A buddha statue stands on a table of Amara and Arts Yoga Studio located in Urbana on Jan. 22.

By Jillian Little, Buzz Editor

College is a different experience than most are accustomed to. It can be difficult balancing both classwork and finding a social belonging on top of dealing with generalized anxiety and depressive disorders, which a majority of college students are said to have. It doesn’t help that some of the mental health resources offered by universities don’t help as much as they should. No one should ever have to deal with problems all by themselves, but self-reflection is vital for change. People often underestimate the relationship they have with themselves. Not only does it teach you to keep your cool in stressful situations, but it helps you maintain positive relationships with others. 

Now, this doesn’t mean the only things you can do are get a yoga membership, buy a bunch of healing crystals or become a forest hermit. In reality, there are so many ways to connect with yourself beyond the “zen” stereotype. 

One of the most important things to do is to breathe. We’ve been doing this since the day we were born, but breathing techniques can significantly improve the college experience. Every time you take a deep breath in and out, you’re sending signals to the brain that it’s time to chill out. As a result, your body goes into a state of relaxation, which can alleviate stress and improve focus. Another good thing about these is that you can do them virtually anywhere, and they only take a few minutes. 

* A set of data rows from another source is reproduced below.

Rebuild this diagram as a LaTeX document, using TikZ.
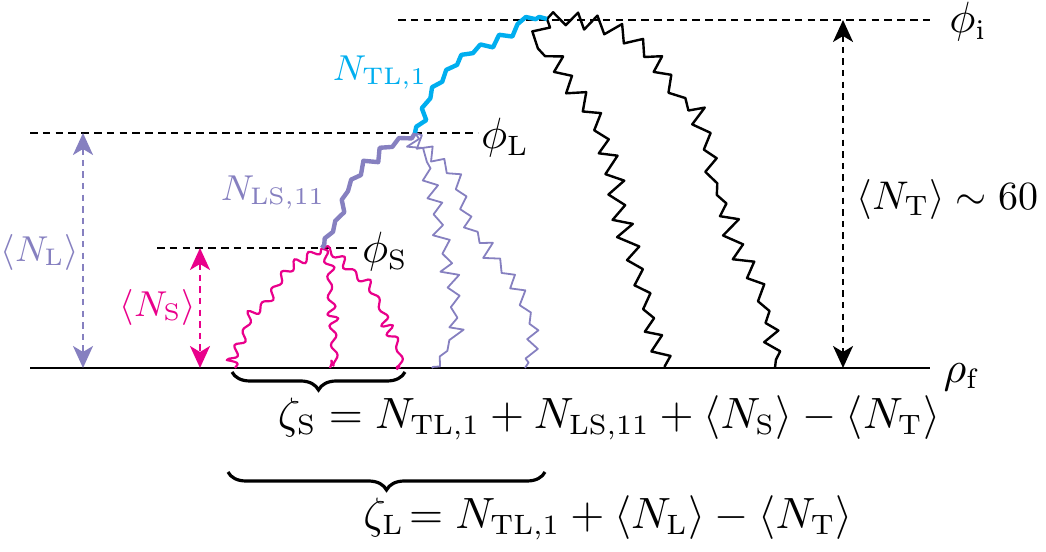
\documentclass[tikz,border=0pt]{standalone}
\usetikzlibrary{decorations.pathmorphing,decorations.pathreplacing,arrows.meta}
\definecolor{ncyan}{RGB}{0,174,239}
\definecolor{npurple}{RGB}{134,128,192}
\definecolor{nmag}{RGB}{233,0,139}
\begin{document}
\begin{tikzpicture}[x=0.25pt,y=-0.25pt,
  font=\fontsize{10.5}{12}\selectfont,
  level/.style={dash pattern=on 1.9pt off 1.3pt, line width=0.5pt},
  darrow/.style={dash pattern=on 1.6pt off 1.3pt, line width=0.6pt,
     {Stealth[length=5.5pt,width=5pt,inset=1.5pt]}-{Stealth[length=5.5pt,width=5pt,inset=1.5pt]}},
  rnd/.style={decoration={random steps, segment length=2.6pt, amplitude=1.1pt}},
  rndf/.style={decoration={random steps, segment length=2.4pt, amplitude=0.8pt}},
  zz/.style={decoration={zigzag, segment length=6pt, amplitude=1.7pt}},
  zzp/.style={decoration={zigzag, segment length=5pt, amplitude=1.3pt}},
  zzf/.style={decoration={snake, segment length=4.2pt, amplitude=1pt}},
  zzt/.style={decoration={zigzag, segment length=5.5pt, amplitude=0.8pt}},
  lbl/.style={inner sep=0pt},
  small/.style={font=\fontsize{9}{11}\selectfont},
  smaller/.style={font=\fontsize{8.6}{10}\selectfont}
]
\useasboundingbox (0,0) rectangle (1046,552);
\pgfmathsetseed{11}
% key points
\coordinate (top) at (547,19);
\coordinate (L) at (415,133);
\coordinate (S) at (322,248);
% levels
\coordinate (iL) at (398,20); \coordinate (iR) at (930,20);
\coordinate (lL) at (30,133); \coordinate (lR) at (478,133);
\coordinate (sL) at (157,248); \coordinate (sR) at (360,248);
\coordinate (fL) at (30,368); \coordinate (fR) at (930,368);
\draw[level] (iL) -- (iR);
\draw[level] (lL) -- (lR);
\draw[level] (sL) -- (sR);
\draw[line width=0.6pt] (fL) -- (fR);
% labels of levels
\node[lbl] (phiI) at (968,22) {$\phi_{\mathrm{i}}$};
\node[lbl] (phiL) at (505,138) {$\phi_{\mathrm{L}}$};
\node[lbl] (phiS) at (385,252) {$\phi_{\mathrm{S}}$};
\node[lbl] (rhoF) at (962,377) {$\rho_{\mathrm{f}}$};
% black walks
\draw[line width=0.6pt, line join=round] decorate[zz]{decorate[rnd]{(top) -- (535,40) -- (555,52) -- (568,82) -- (590,110) -- (602,140) -- (612,172) -- (618,205) -- (630,240) -- (638,275) -- (645,300) -- (652,330) -- (658,350) -- (665,368)}};
\draw[line width=0.6pt, line join=round] decorate[zz]{decorate[rnd]{(top) -- (600,22) -- (632,40) -- (652,55) -- (678,98) -- (700,115) -- (710,160) -- (720,200) -- (735,240) -- (752,270) -- (765,300) -- (772,335) -- (775,368)}};
% thin purple walks
\draw[npurple, line width=0.45pt, line join=round] decorate[zzp]{decorate[rnd]{(L) -- (412,148) -- (425,155) -- (432,185) -- (440,208) -- (438,232) -- (448,255) -- (455,300) -- (455,340) -- (432,368)}};
\draw[npurple, line width=0.45pt, line join=round] decorate[zzp]{decorate[rnd]{(L) -- (432,152) -- (455,175) -- (462,202) -- (472,232) -- (500,265) -- (520,292) -- (535,322) -- (530,350) -- (525,368)}};
% magenta walks
\draw[nmag, line width=0.55pt, line join=round] decorate[zzf]{decorate[rndf]{(S) -- (298,262) -- (280,278) -- (265,300) -- (250,318) -- (242,343) -- (235,368)}};
\draw[nmag, line width=0.55pt, line join=round] decorate[zzf]{decorate[rndf]{(S) -- (330,275) -- (330,305) -- (335,335) -- (330,368)}};
\draw[nmag, line width=0.55pt, line join=round] decorate[zzf]{decorate[rndf]{(S) -- (345,268) -- (368,285) -- (385,318) -- (398,345) -- (400,368)}};
% thick purple
\draw[npurple, line width=1.1pt, line join=round] decorate[zzt]{decorate[rndf]{(L) -- (385,148) -- (360,172) -- (345,200) -- (332,228) -- (S)}};
% thick cyan
\draw[ncyan, line width=1.1pt, line join=round] decorate[zzt]{decorate[rndf]{(L) -- (425,108) -- (435,85) -- (462,58) -- (500,38) -- (518,28) -- (522,18) -- (top)}};
% path labels
\node[lbl, ncyan, small] (NTL) at (380,73) {$N_{\mathrm{TL},1}$};
\node[lbl, npurple, small] (NLS) at (273,193) {$N_{\mathrm{LS},11}$};
% arrows
\coordinate (Ta) at (843,20); \coordinate (Tb) at (843,368);
\coordinate (La) at (83,133); \coordinate (Lb) at (83,368);
\coordinate (Sa) at (200,248); \coordinate (Sb) at (200,368);
\draw[darrow] (Ta) -- (Tb);
\draw[darrow, npurple] (La) -- (Lb);
\draw[darrow, nmag] (Sa) -- (Sb);
\node[lbl, anchor=west, font=\fontsize{9.6}{11}\selectfont] (NT) at (856,200) {$\langle N_{\mathrm{T}}\rangle \sim 60$};
\node[lbl, npurple, smaller] (NL) at (40,253) {$\langle N_{\mathrm{L}}\rangle$};
\node[lbl, nmag, smaller] (NS) at (158,308) {$\langle N_{\mathrm{S}}\rangle$};
% braces
\coordinate (bsL) at (232,372); \coordinate (bsR) at (405,372);
\coordinate (blL) at (228,472); \coordinate (blR) at (545,472);
\draw[line width=0.8pt, decorate, decoration={brace, amplitude=4.5pt}] (bsR) -- (bsL);
\draw[line width=0.8pt, decorate, decoration={brace, amplitude=4.5pt}] (blR) -- (blL);
\node[lbl] (zS) at (609,418) {$\zeta_{\mathrm{S}} = N_{\mathrm{TL},1} + N_{\mathrm{LS},11} + \langle N_{\mathrm{S}}\rangle - \langle N_{\mathrm{T}}\rangle$};
\node[lbl] (zL) at (608,518) {$\zeta_{\mathrm{L}}\!= N_{\mathrm{TL},1} + \langle N_{\mathrm{L}}\rangle - \langle N_{\mathrm{T}}\rangle$};
\end{tikzpicture}
\end{document}
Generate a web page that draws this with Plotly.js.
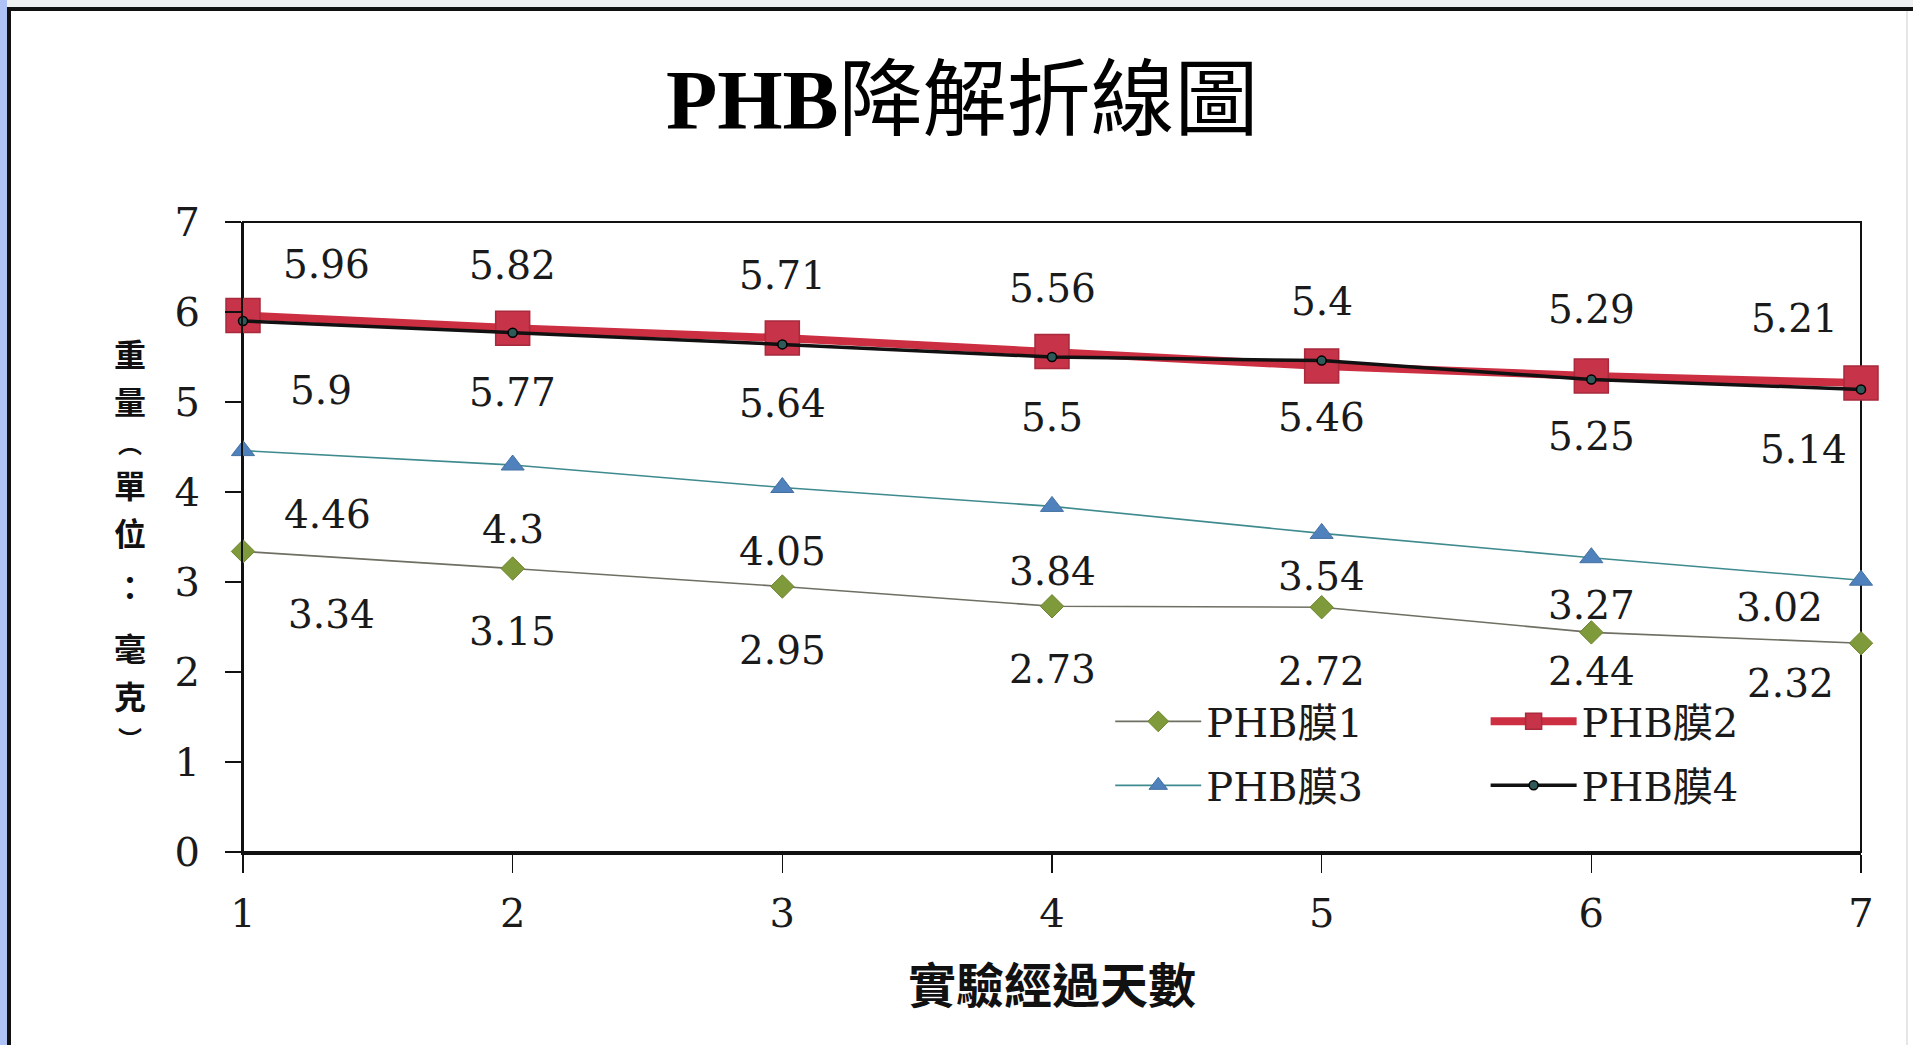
<!DOCTYPE html>
<html>
<head>
<meta charset="utf-8">
<script src="https://cdn.plot.ly/plotly-3.0.1.min.js"></script>
<style>
  html, body { margin: 0; padding: 0; background: #fff; overflow: hidden; }
  #chart { position: absolute; left: 0; top: 0; width: 1913px; height: 1045px; }
  .edge { position: absolute; pointer-events: none; }
</style>
</head>
<body>
<div id="chart"></div>
<!-- page frame around the chart -->
<div class="edge" style="left:7px;top:0;width:1906px;height:7px;background:#eef0f2"></div>
<div class="edge" style="left:0;top:0;width:7px;height:1045px;background:#aec2f6"></div>
<div class="edge" style="left:7px;top:7px;width:4px;height:1038px;background:#111"></div>
<div class="edge" style="left:7px;top:7px;width:1906px;height:4px;background:#111"></div>
<div class="edge" style="left:1906px;top:11px;width:2px;height:1034px;background:#e6e6e6"></div>
<script>
// Days of the experiment
const days = [1, 2, 3, 4, 5, 6, 7];

// Film names
const seriesNames = ['PHB膜1', 'PHB膜2', 'PHB膜3', 'PHB膜4'];

// Weight of each film (mg)
const film1 = [3.34, 3.15, 2.95, 2.73, 2.72, 2.44, 2.32];
const film2 = [5.96, 5.82, 5.71, 5.56, 5.4, 5.29, 5.21];
const film3 = [4.46, 4.3, 4.05, 3.84, 3.54, 3.27, 3.02];
const film4 = [5.9, 5.77, 5.64, 5.5, 5.46, 5.25, 5.14];

// Text
const chartTitle = '<b>PHB</b>降解折線圖';
const xTitle = '實驗經過天數';
const yTitleChars = ['重', '量', '︵', '單', '位', '：', '毫', '克', '︶'];
const xTickLabels = ['1', '2', '3', '4', '5', '6', '7'];
const yTickVals = [0, 1, 2, 3, 4, 5, 6, 7];

// ---- styling ----
const serif = 'DejaVu Serif, Noto Sans CJK TC, serif';
const cjk = 'Noto Sans CJK TC, sans-serif';

const styles = [
  { line: { color: '#6f6f63', width: 1.6 },
    marker: { symbol: 'diamond', size: 18, color: '#7f9a3a', line: { color: '#6f8530', width: 1 } },
    legend: 'legend' },
  { line: { color: '#cc2f42', width: 8 },
    marker: { symbol: 'square', size: 34, color: '#c73348', line: { color: '#a82a3c', width: 1.5 } },
    legend: 'legend2' },
  { line: { color: '#3e8a8e', width: 1.6 },
    marker: { symbol: 'triangle-up', size: 20, color: '#4f81bd', line: { color: '#44709f', width: 1 } },
    legend: 'legend' },
  { line: { color: '#111111', width: 3.5 },
    marker: { symbol: 'circle', size: 9, color: '#2e5a5a', line: { color: '#000', width: 1.5 } },
    legend: 'legend2' }
];

// value-label nudges in pixels: [dx, dy] per point (dy positive = up)
const labelNudge = [
  { dx: [88, 0, 0, 0, 0, 0, -71], dy: [-63, -63, -64, -63, -64, -39, -40] },
  { dx: [83, 0, 0, 0, 0, 0, -67], dy: [51, 63, 63, 63, 65, 66, 65] },
  { dx: [84, 0, 0, 0, 0, 0, -82], dy: [-64, -64, -64, -65, -43, -48, -27] },
  { dx: [78, 0, 0, 0, 0, 0, -58], dy: [-69, -60, -59, -60, -57, -57, -60] }
];

// vertical placement (px above the x axis) and size of each y-title glyph
const yTitleShift = [499, 452, 410, 368, 320, 266, 205, 157, 115];
const yTitleSize = [32, 32, 24, 32, 32, 32, 32, 32, 24];

const allSeries = [film1, film2, film3, film4];

const traces = allSeries.map((vals, i) => ({
  type: 'scatter',
  mode: 'lines+markers',
  name: seriesNames[i],
  legendgroup: 'g' + i,
  x: days,
  y: vals,
  line: styles[i].line,
  marker: styles[i].marker,
  legend: styles[i].legend,
  cliponaxis: false,
  hoverinfo: 'x+y+name'
}));

const annotations = [];
allSeries.forEach((vals, i) => {
  vals.forEach((v, j) => {
    annotations.push({
      x: days[j], y: v, xref: 'x', yref: 'y',
      text: String(v), showarrow: false,
      xanchor: 'center', yanchor: 'middle',
      xshift: labelNudge[i].dx[j], yshift: labelNudge[i].dy[j],
      font: { family: serif, size: 39, color: '#1a1a1a' }
    });
  });
});

// y-axis title, written top to bottom one glyph at a time
yTitleChars.forEach((ch, k) => {
  annotations.push({
    xref: 'paper', yref: 'paper', x: 0, y: 0,
    xshift: -113, yshift: yTitleShift[k],
    xanchor: 'center', yanchor: 'middle',
    text: ch, showarrow: false,
    font: { family: cjk, size: yTitleSize[k], color: '#111', weight: 'bold' }
  });
});

// x-axis title
annotations.push({
  xref: 'paper', yref: 'paper', x: 0.5, y: 0,
  yshift: -130, xanchor: 'center', yanchor: 'middle',
  text: xTitle, showarrow: false,
  font: { family: cjk, size: 48, color: '#111', weight: 'bold' }
});

const legendBase = {
  xref: 'paper', yref: 'paper',
  xanchor: 'left', yanchor: 'top',
  orientation: 'v',
  bgcolor: 'rgba(0,0,0,0)',
  borderwidth: 0,
  itemwidth: 86,
  tracegroupgap: 9,
  font: { family: serif, size: 40, color: '#1a1a1a' }
};

const layout = {
  width: 1913,
  height: 1045,
  autosize: false,
  margin: { l: 243, r: 52, t: 222, b: 193, pad: 0 },
  paper_bgcolor: '#ffffff',
  plot_bgcolor: '#ffffff',
  title: {
    text: chartTitle,
    font: { family: 'Liberation Serif, Noto Sans CJK TC, serif', size: 84, color: '#000' },
    xref: 'container', x: 0.503, xanchor: 'center',
    yref: 'container', y: 1 - 100 / 1045, yanchor: 'middle'
  },
  xaxis: {
    range: [1, 7],
    tickvals: days,
    ticktext: xTickLabels,
    showgrid: false,
    zeroline: false,
    showline: true,
    linecolor: '#111',
    linewidth: 3,
    ticks: 'outside',
    ticklen: 18,
    tickwidth: 1.5,
    tickcolor: '#111',
    ticklabelstandoff: 6,
    tickfont: { family: serif, size: 40, color: '#1a1a1a' }
  },
  yaxis: {
    range: [0, 7],
    tickvals: yTickVals,
    showgrid: false,
    zeroline: false,
    showline: true,
    linecolor: '#111',
    linewidth: 2,
    ticks: 'outside',
    ticklen: 16,
    tickwidth: 1.5,
    tickcolor: '#111',
    ticklabelstandoff: 17,
    tickfont: { family: serif, size: 40, color: '#1a1a1a' }
  },
  shapes: [{
    type: 'rect', xref: 'paper', yref: 'paper',
    x0: 0, x1: 1, y0: 0, y1: 1,
    line: { color: '#111', width: 2 }, layer: 'below'
  }],
  legend: Object.assign({}, legendBase, { x: 0.536, y: 0.259 }),
  legend2: Object.assign({}, legendBase, { x: 0.768, y: 0.259 }),
  annotations: annotations,
  showlegend: true
};

Plotly.newPlot('chart', traces, layout, { displayModeBar: false, staticPlot: true });
</script>
</body>
</html>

Breathing helps momentarily, but keeping a balanced and healthy lifestyle is long term. Some of us fell victim to overeating junk food with little exercise during the quarantine, but this can be said for college as well. Eating junk food is part of keeping things balanced, but excessive consumption can lead to elevated cortisol levels, which increases stress. It’s better to have a varied diet with the primary food groups to make sure your psyche is happy. 

Likewise, exercise can be what your body is craving after a long day of studying and being in classes. CRCE and the ARC are great places to lift weights, run on the track and participate in fitness classes, but not all exercises have to occur in a gym. Now is a perfect time to appreciate the beauty of the natural world. Consider taking a walk around the neighborhood. Urbana has some of the best paths for those who love looking at cottage-esque houses and listening to wildlife. It’s not uncommon for people to see animals like owls, opossums and even garter snakes. 

Brain stimulation is an excellent complement to physical activity. Listening to music and podcasts are classic examples and also aid as an encouragement to continue whatever you’re doing. Spotify just launched a “Daily Wellness” playlist of songs and motivational podcasts to keep you calm throughout the day and night, if needed. It’s worth listening to.     

Out of all these, the most important thing to do is to assure yourself that you’re doing your best. Sometimes, people fall into a mindset of self-doubt and think others might have a negative perception of them. In a stressful environment like college, this only leads to adverse outcomes in the future. Reach out to others for help, but there’s nothing wrong with setting some time aside for yourself. That time will aid you in your infinite path to acceptance and love.